The Maintenance Coordinator for the other Archer (39Z) showed up – he’d been planning to fly, but had gotten delayed so he wasn’t going to fly but wanted to check out the plane on the ground. I prevailed upon him to help me jump start it, and he agreed so I put the battery charger away, put back all those damn screws, and then disconnected the pre-heater heater pipes and hooked up the jump start cables. I jumped in the plane and tried, and dammit, it still wouldn’t crank with just the power from the pre-heater cart battery. However, the POH says that if you flip on the battery master, you get the power of the external power battery and the internal battery, so I tried that and it actually started. Woo hoo. Did my cockpit preparation with the engine running, and away I went.

I took it for an hour flight to charge up the battery. It was a great day for it, sunny and the air was still and smooth. I buzzed around the Finger Lakes, and practiced flying a DME arc using just the DME instead of that horrible “turn 10 twist 10” method they teach when you’re an IFR student. Works pretty well, although you really need good situational awareness to make it work. At one point, just for the hell of it I tried a steep turn – of course that’s the only time in the whole flight that Rochester Approach felt the need to point out some traffic. And boy was he confused trying to give me a clock heading.

The Lance has a graphic engine monitor which also shows you some other facts, like the outside air temp and the oil temp. One of the things it shows you is the voltage level. Early in the flight I switched it to showing the voltage level and it was a nice 13.6 volts. Then I turned off the alternator master, and it quickly dropped to about 10.5 volts. Near the end of the flight I did the same experiment and this time the voltage only dropped to about 12.3 volts, so I think that proves that the battery was charging.

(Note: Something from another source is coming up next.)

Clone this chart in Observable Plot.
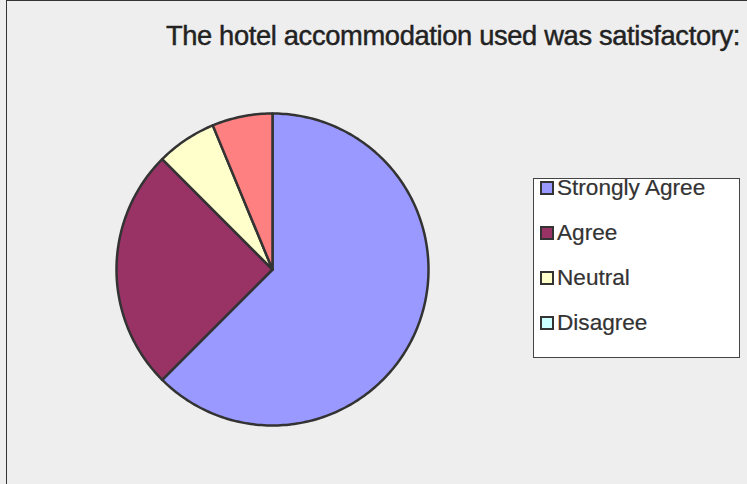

Afterwards, every muscle in my body was complaining about all the pushing and pulling of aircraft out of hangars, running back and forth to the line shed to get appropriate keys and tach books and battery chargers and the like, and pushing the start cart around, and just standing in the freezing cold waiting for batteries to charge and engines to warm up.

I was at the airport from about 10am to about 5:30pm. In that time, I flew for nearly two hours. The work to reward ratio isn’t what I would call optimal, but I’d do it again in a minute.